- R-class submarine

History

United Kingdom
- Name: HMS R11
- Builder: Cammell Laird, Birkenhead
- Laid down: 1 December 1917
- Launched: 16 March 1918
- Commissioned: 8 August 1919
- Fate: Sold, 21 February 1923

General characteristics
- Class & type: R-class submarine
- Displacement: 410 long tons (417 t) surfaced; 503 long tons (511 t) submerged;
- Length: 163 ft 9 in (49.91 m)
- Beam: 15 ft 3 in (4.65 m)
- Draught: 11 ft 6 in (3.51 m)
- Installed power: 240 bhp (180 kW) (diesel); 1,200 hp (890 kW) (electric);
- Propulsion: 1 × diesel engine; 1 × electric motor;
- Speed: 9.5 knots (17.6 km/h; 10.9 mph) surfaced; 15 knots (28 km/h; 17 mph) submerged;
- Range: 2,400 nmi (4,400 km; 2,800 mi) at 9 knots (17 km/h; 10 mph) surfaced; 60 nmi (110 km; 69 mi) at 5 knots (9.3 km/h; 5.8 mph) submerged
- Test depth: 150 feet (45.7 m)
- Complement: 2 officers and 20 ratings
- Sensors & processing systems: Bow hydrophone array
- Armament: 6 × bow 18-inch (45 cm) torpedo tubes

= HMS R11 =

Submarine of the Royal Navy

HMS R11 was one of 10 R-class submarine built for the Royal Navy during the First World War. The boat was not completed before the end of the war and was sold for scrap in 1923.

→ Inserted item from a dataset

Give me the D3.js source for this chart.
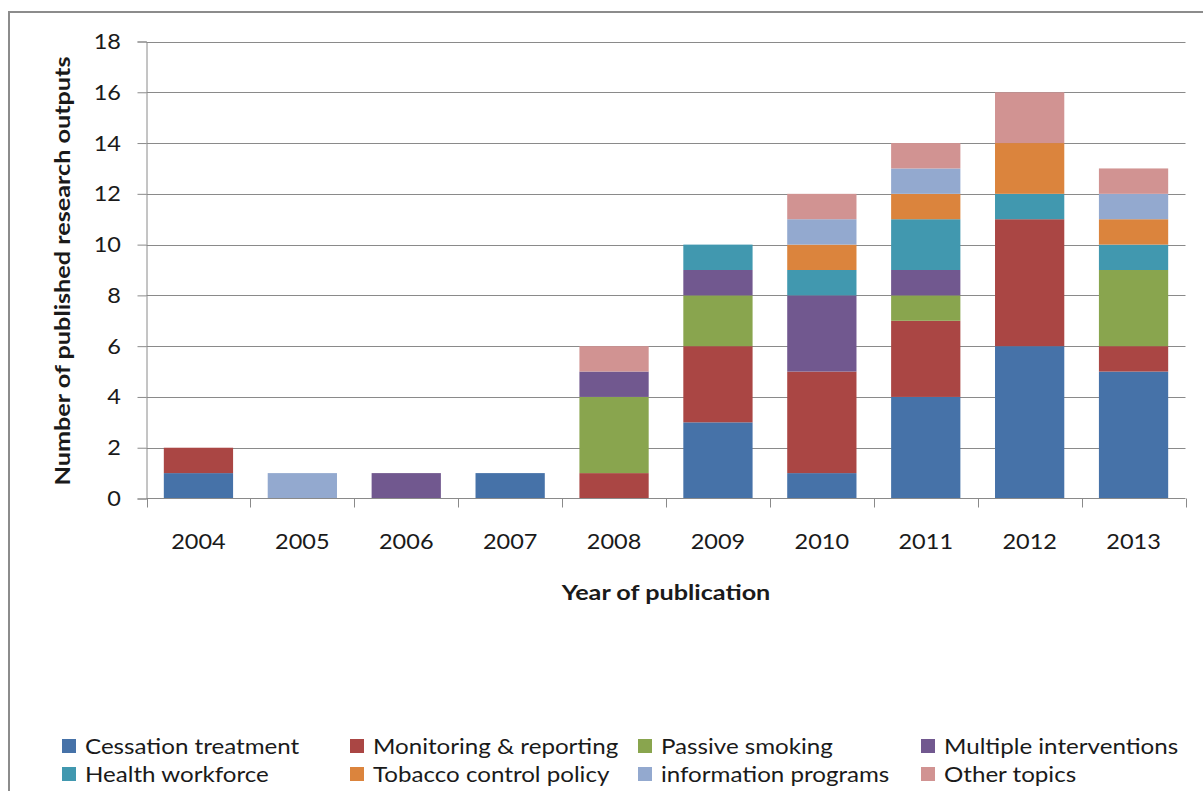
<!DOCTYPE html>
<html>
<head>
<meta charset="utf-8">
<script src="https://cdn.jsdelivr.net/npm/d3@7"></script>
<style>
  html, body { margin: 0; padding: 0; background: #fff; }
  svg { display: block; }
  text { font-family: Lato, "Open Sans", sans-serif; fill: #1a1a1a; }
</style>
</head>
<body>
<svg id="chart" width="1203" height="791"></svg>
<script>
// Publication years (x categories)
const years = ["2004", "2005", "2006", "2007", "2008", "2009", "2010", "2011", "2012", "2013"];

// Topic series, stacked bottom to top
const topics = [
  "Cessation treatment", "Monitoring & reporting", "Passive smoking", "Multiple interventions",
  "Health workforce", "Tobacco control policy", "information programs", "Other topics"
];

// Outputs per year for each topic
const cessation   = [1, 0, 0, 1, 0, 3, 1, 4, 6, 5];
const monitoring  = [1, 0, 0, 0, 1, 3, 4, 3, 5, 1];
const passive     = [0, 0, 0, 0, 3, 2, 0, 1, 0, 3];
const multiple    = [0, 0, 1, 0, 1, 1, 3, 1, 0, 0];
const workforce   = [0, 0, 0, 0, 0, 1, 1, 2, 1, 1];
const policy      = [0, 0, 0, 0, 0, 0, 1, 1, 2, 1];
const information = [0, 1, 0, 0, 0, 0, 1, 1, 0, 1];
const other       = [0, 0, 0, 0, 1, 0, 1, 1, 2, 1];

const yTicks = [0, 2, 4, 6, 8, 10, 12, 14, 16, 18];

const colors = ["#4672a8", "#aa4644", "#89a54e", "#71588f", "#4198af", "#db843d", "#93a9cf", "#d19392"];

const seriesValues = [cessation, monitoring, passive, multiple, workforce, policy, information, other];
const table = years.map((yr, i) => {
  const row = { year: yr };
  topics.forEach((t, k) => { row[t] = seriesValues[k][i]; });
  return row;
});

const svg = d3.select("#chart");

// Draws text widened horizontally (the chart's typeface is broad)
function wideText(sel, x, y, sx, anchor) {
  return sel.append("text")
    .attr("transform", `translate(${x},${y}) scale(${sx},1)`)
    .attr("text-anchor", anchor || "start");
}

// Outer chart frame (runs off the right and bottom edges)
svg.append("rect")
  .attr("x", 9).attr("y", 12)
  .attr("width", 1220).attr("height", 800)
  .attr("fill", "none").attr("stroke", "#8c8c8c").attr("stroke-width", 2);

const plot = { left: 146.5, right: 1185.5, top: 41.5, bottom: 498.5 };

const x = d3.scaleBand().domain(years).range([plot.left, plot.right]).paddingInner(1/3).paddingOuter(1/6);
const band = d3.scaleBand().domain(years).range([plot.left, plot.right]);
const y = d3.scaleLinear().domain([0, 18]).range([plot.bottom, plot.top]);

// Horizontal gridlines
svg.append("g").selectAll("line").data(yTicks.filter(v => v > 0)).join("line")
  .attr("x1", plot.left).attr("x2", plot.right)
  .attr("y1", d => Math.round(y(d)) + 0.5).attr("y2", d => Math.round(y(d)) + 0.5)
  .attr("stroke", "#8a8a8a").attr("stroke-width", 1);

// Stacked bars
const stack = d3.stack().keys(topics)(table);
svg.append("g").selectAll("g").data(stack).join("g")
  .attr("fill", (d, i) => colors[i])
  .selectAll("rect").data(d => d.filter(s => s[1] > s[0])).join("rect")
  .attr("x", d => x(d.data.year))
  .attr("width", x.bandwidth())
  .attr("y", d => y(d[1]))
  .attr("height", d => y(d[0]) - y(d[1]));

// Y axis line and ticks
const yAxis = svg.append("g")
  .attr("transform", `translate(${plot.left},0)`)
  .call(d3.axisLeft(y).tickValues(yTicks).tickSize(9).tickFormat(""));
yAxis.select(".domain").attr("stroke", "#8a8a8a");
yAxis.selectAll(".tick line").attr("stroke", "#8a8a8a");
// Y tick labels
const yLab = svg.append("g");
yTicks.forEach(v => {
  wideText(yLab, 121, y(v) + 7.5, 1.12, "end").attr("font-size", 21).text(d3.format("d")(v));
});

// X axis: ticks sit at category boundaries
const xAxisG = svg.append("g").attr("transform", `translate(0,${plot.bottom})`);
xAxisG.append("line").attr("x1", plot.left).attr("x2", plot.right)
  .attr("stroke", "#8a8a8a");
const bounds = years.map(yr => band(yr)).concat([plot.right]);
xAxisG.selectAll("line.tk").data(bounds).join("line").attr("class", "tk")
  .attr("x1", d => Math.round(d) + 0.5).attr("x2", d => Math.round(d) + 0.5)
  .attr("y1", 0).attr("y2", 9).attr("stroke", "#8a8a8a");
years.forEach(yr => {
  wideText(xAxisG, x(yr) + x.bandwidth() / 2, 50, 1.12, "middle").attr("font-size", 21).text(yr);
});

// Axis titles
svg.append("text")
  .attr("transform", `translate(70,271) rotate(-90) scale(1.2,1)`)
  .attr("text-anchor", "middle")
  .attr("font-size", 21).attr("font-weight", "bold")
  .text("Number of published research outputs");

wideText(svg, 666, 600, 1.2, "middle")
  .attr("font-size", 21).attr("font-weight", "bold")
  .text("Year of publication");

// Legend: four columns, two rows
const legendCols = [62, 350, 638, 921];
const legendRows = [746, 774];
const legend = svg.append("g").selectAll("g").data(topics).join("g")
  .attr("transform", (d, i) => `translate(${legendCols[i % 4]},${legendRows[Math.floor(i / 4)]})`);
legend.append("rect")
  .attr("x", 0).attr("y", -7).attr("width", 14).attr("height", 14)
  .attr("fill", (d, i) => colors[i]);
legend.each(function (d) {
  wideText(d3.select(this), 23, 7.5, 1.15).attr("font-size", 21).text(d);
});
</script>
</body>
</html>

==Design and description==
The R-class submarine was designed to meet an Admiralty requirement for a specialised hunter-killer submarine with an emphasis on submerged performance. The boats had a length of 163 ft 9 in overall, a beam of 15 ft 3 in and a mean draught of 11 ft 6 in. They displaced 410 LT on the surface and 503 LT submerged. The R-class submarines had a crew of 2 officers and 20 ratings. They had a diving depth of 150 ft.

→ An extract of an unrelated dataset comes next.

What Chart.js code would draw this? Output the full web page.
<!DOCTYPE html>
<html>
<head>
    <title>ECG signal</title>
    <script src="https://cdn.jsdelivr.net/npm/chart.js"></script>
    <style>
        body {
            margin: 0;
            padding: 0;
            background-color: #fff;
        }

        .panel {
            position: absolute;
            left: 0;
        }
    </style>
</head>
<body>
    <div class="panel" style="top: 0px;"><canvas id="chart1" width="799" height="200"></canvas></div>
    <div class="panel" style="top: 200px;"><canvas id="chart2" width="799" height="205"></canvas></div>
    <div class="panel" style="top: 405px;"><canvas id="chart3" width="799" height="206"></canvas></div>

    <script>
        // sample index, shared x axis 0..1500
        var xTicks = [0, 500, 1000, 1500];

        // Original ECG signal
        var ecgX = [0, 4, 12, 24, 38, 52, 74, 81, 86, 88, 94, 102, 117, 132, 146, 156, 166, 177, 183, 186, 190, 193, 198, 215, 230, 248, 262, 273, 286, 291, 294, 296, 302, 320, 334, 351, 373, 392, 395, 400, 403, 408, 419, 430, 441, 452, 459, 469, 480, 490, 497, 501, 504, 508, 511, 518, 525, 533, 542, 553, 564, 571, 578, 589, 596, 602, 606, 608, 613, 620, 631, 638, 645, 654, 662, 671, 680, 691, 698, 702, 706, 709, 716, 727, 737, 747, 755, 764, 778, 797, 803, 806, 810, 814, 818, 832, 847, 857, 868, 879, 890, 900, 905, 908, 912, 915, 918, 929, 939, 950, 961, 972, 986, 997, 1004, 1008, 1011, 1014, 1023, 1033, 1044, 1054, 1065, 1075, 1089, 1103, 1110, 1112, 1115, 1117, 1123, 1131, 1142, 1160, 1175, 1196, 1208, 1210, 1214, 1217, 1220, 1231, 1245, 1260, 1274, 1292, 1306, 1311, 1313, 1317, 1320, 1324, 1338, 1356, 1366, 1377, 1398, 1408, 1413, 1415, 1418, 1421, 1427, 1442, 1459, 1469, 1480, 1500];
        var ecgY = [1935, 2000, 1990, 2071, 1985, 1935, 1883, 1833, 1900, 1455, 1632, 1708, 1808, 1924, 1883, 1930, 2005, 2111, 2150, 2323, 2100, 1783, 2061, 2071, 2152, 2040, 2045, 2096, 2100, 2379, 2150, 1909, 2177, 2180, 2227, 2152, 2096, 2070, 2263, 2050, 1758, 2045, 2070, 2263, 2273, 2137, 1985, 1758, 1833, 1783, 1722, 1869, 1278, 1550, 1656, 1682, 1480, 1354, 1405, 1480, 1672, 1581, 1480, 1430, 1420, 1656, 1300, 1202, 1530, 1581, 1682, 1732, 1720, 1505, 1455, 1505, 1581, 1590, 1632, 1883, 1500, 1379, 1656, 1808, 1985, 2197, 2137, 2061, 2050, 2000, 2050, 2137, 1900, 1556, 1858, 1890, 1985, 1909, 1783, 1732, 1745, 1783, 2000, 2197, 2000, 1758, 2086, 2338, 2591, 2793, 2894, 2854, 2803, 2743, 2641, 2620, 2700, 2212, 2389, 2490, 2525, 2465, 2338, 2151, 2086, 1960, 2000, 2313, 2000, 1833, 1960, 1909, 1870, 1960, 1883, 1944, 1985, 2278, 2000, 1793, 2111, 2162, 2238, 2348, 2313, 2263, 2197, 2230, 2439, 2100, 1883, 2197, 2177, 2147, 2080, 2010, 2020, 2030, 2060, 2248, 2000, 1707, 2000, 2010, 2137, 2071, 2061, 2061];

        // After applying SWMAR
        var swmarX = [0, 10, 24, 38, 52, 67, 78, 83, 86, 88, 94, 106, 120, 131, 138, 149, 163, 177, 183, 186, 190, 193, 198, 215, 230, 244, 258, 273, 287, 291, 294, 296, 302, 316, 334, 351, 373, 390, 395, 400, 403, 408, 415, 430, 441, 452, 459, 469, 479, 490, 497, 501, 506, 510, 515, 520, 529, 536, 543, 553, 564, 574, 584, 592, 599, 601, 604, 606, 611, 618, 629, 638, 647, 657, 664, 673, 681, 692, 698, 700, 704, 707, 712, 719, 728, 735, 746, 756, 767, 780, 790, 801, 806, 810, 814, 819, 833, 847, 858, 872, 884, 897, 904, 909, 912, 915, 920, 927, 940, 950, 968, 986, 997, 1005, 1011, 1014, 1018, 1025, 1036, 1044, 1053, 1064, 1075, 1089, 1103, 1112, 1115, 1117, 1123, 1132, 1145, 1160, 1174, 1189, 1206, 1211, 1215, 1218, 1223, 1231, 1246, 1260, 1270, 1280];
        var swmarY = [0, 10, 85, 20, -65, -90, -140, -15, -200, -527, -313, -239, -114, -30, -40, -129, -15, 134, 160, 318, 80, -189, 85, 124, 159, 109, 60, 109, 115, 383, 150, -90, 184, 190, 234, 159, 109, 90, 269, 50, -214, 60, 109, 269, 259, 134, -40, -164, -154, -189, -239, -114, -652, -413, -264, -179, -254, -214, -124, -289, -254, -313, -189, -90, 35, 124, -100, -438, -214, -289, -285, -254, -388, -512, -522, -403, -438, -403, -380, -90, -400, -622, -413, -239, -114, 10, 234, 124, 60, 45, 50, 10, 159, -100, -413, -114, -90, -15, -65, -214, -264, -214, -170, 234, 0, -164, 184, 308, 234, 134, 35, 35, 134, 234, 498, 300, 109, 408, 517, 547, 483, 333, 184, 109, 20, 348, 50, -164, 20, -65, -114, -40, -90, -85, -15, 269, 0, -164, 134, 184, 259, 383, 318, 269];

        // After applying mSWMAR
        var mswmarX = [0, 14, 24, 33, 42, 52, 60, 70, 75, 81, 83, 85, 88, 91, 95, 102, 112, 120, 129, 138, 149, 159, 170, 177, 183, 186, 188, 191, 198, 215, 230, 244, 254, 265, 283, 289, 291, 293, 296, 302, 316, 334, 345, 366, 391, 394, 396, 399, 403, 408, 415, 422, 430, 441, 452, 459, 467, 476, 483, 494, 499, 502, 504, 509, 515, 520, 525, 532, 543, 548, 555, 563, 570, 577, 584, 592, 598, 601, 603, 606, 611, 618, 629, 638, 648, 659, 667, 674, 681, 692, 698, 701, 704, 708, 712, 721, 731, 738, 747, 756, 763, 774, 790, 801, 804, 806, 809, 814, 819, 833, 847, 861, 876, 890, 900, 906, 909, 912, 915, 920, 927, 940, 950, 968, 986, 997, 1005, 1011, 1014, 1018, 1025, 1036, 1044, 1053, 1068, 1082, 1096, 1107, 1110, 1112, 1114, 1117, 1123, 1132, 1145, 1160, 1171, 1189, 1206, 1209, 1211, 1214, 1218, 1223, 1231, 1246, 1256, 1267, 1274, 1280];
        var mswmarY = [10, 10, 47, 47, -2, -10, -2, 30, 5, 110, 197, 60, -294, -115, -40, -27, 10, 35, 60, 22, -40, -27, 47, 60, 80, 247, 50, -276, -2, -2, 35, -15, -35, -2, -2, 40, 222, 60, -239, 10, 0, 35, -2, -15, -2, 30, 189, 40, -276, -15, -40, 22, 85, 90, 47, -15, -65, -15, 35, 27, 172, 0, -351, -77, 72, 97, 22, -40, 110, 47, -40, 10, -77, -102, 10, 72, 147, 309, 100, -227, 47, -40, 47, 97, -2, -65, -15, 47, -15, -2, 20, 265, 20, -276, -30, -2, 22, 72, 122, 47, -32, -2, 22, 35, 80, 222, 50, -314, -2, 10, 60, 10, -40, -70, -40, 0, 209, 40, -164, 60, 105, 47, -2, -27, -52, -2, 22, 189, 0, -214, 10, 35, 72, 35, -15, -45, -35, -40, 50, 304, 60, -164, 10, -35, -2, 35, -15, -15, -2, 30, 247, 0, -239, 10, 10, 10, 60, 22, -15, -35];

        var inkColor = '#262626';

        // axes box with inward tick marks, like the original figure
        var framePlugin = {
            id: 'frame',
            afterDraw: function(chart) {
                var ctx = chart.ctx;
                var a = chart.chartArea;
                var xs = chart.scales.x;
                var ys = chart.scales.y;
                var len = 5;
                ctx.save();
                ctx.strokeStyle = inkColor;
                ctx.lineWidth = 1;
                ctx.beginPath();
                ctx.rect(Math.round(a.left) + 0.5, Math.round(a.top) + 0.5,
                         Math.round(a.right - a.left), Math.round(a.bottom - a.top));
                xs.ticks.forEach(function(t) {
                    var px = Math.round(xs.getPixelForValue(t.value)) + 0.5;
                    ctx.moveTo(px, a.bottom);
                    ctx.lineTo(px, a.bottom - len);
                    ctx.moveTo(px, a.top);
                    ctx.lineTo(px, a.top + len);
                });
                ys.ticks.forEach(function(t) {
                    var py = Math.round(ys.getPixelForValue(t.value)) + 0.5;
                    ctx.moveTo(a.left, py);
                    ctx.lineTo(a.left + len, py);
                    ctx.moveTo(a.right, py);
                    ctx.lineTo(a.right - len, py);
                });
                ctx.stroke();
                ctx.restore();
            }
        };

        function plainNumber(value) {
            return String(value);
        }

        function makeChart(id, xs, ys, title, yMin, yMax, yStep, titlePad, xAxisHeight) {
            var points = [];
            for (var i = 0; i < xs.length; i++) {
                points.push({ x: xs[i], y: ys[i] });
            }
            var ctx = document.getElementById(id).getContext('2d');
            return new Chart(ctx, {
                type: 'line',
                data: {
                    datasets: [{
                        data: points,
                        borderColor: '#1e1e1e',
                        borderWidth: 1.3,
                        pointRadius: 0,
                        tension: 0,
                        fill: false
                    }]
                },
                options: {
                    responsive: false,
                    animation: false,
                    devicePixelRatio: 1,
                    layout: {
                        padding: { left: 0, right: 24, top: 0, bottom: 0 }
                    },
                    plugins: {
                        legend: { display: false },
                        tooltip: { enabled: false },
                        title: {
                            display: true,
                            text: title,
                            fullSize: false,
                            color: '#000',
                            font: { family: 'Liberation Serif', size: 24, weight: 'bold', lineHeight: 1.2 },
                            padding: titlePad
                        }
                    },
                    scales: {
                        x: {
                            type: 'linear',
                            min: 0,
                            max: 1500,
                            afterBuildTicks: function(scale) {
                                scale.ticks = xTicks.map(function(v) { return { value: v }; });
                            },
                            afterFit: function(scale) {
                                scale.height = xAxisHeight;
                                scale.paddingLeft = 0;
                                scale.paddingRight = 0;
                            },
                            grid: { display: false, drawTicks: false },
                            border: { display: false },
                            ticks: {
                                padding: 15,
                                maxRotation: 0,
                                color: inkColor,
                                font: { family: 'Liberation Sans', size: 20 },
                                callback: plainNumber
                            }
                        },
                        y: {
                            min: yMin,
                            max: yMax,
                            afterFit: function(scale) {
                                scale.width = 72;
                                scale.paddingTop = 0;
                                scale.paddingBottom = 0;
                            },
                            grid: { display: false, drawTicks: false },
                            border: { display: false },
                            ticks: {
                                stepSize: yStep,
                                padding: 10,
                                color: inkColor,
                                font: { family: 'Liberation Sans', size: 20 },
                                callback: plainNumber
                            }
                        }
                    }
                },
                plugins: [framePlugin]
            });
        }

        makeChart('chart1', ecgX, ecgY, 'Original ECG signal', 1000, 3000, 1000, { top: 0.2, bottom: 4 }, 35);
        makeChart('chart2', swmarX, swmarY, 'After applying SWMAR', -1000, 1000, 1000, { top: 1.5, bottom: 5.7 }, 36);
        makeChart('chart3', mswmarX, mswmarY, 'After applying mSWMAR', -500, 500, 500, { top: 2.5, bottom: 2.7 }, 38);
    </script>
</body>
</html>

For surface running, the boats were powered by a single eight-cylinder 240 bhp diesel engine that drove the single propeller shaft. When submerged it was driven by a 1200 hp electric motor. They could reach 9.5 kn on the surface and 15 kn underwater. On the surface, the R class had a range of 2400 nmi at 9 kn and 60 nmi at 5 kn submerged.

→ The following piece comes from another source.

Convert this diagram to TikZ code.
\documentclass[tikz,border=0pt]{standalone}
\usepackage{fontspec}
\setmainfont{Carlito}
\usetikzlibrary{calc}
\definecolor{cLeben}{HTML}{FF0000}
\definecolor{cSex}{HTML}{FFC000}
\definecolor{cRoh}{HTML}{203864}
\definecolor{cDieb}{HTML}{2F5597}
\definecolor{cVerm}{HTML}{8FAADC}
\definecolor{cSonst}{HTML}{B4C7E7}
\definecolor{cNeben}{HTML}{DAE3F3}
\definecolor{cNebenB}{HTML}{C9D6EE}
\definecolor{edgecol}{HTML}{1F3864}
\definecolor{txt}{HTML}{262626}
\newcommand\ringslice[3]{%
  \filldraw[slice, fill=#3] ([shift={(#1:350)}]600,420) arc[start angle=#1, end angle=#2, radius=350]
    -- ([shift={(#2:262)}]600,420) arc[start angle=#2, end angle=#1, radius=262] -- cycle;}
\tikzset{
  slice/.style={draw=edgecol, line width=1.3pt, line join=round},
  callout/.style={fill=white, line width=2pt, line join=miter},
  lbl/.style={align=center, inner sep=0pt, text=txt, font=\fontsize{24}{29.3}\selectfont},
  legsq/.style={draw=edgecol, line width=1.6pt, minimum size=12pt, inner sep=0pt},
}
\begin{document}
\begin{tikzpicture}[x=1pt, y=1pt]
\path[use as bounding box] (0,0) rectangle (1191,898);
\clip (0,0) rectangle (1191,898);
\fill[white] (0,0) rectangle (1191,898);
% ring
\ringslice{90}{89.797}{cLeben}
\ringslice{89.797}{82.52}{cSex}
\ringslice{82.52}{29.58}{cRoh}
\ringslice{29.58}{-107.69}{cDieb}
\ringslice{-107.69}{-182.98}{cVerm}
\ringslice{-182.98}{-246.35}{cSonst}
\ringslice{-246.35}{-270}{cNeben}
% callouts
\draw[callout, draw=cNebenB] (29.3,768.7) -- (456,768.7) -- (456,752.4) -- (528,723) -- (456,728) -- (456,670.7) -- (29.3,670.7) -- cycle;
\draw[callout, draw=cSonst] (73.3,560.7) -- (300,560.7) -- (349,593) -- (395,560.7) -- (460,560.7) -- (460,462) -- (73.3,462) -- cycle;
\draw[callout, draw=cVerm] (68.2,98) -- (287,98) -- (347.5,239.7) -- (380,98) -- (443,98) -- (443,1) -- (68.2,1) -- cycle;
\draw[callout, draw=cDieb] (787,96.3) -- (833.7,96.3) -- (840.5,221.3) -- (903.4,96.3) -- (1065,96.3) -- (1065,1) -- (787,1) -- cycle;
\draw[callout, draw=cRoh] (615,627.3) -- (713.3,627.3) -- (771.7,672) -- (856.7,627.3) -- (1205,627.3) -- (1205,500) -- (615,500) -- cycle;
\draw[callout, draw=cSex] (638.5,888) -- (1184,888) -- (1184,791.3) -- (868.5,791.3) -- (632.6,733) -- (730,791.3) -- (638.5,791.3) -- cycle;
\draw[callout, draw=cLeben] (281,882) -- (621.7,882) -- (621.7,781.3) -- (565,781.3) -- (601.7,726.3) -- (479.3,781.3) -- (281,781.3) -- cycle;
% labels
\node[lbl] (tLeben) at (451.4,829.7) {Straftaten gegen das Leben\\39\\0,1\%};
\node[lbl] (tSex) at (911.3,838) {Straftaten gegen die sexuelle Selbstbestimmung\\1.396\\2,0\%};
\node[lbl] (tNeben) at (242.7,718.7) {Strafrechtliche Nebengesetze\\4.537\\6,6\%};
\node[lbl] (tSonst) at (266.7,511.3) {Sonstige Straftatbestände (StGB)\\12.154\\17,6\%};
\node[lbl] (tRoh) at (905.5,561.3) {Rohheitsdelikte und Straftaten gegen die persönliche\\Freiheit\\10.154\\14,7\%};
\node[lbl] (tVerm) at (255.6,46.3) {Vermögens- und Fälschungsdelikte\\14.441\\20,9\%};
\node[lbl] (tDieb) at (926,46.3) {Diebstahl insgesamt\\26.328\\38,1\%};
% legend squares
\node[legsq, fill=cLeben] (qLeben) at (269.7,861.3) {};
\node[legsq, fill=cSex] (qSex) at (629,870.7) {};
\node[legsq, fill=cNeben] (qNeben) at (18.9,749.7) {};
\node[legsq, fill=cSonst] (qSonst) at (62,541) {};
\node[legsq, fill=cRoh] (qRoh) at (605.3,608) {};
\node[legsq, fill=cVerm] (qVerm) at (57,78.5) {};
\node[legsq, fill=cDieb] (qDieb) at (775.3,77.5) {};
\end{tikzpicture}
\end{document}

The boats were armed with six 18-inch (45 cm) torpedo tubes in the bow. They carried six reload torpedoes for a grand total of a dozen torpedoes. They were equipped with an array of five hydrophones in the bow to allow them to locate and engage targets while submerged.

==Construction and career==
HMS R11 was laid down on 1 December 1917 by Cammell Laird at Birkenhead, launched on 16 March 1918 and commissioned on 8 August 1919. She came too late to see any combat in World War I, like most of the other R class submarines. R11 was sold on 21 February 1923 to J Smith. The ship's bell is held by the Royal Navy Submarine Museum at Gosport.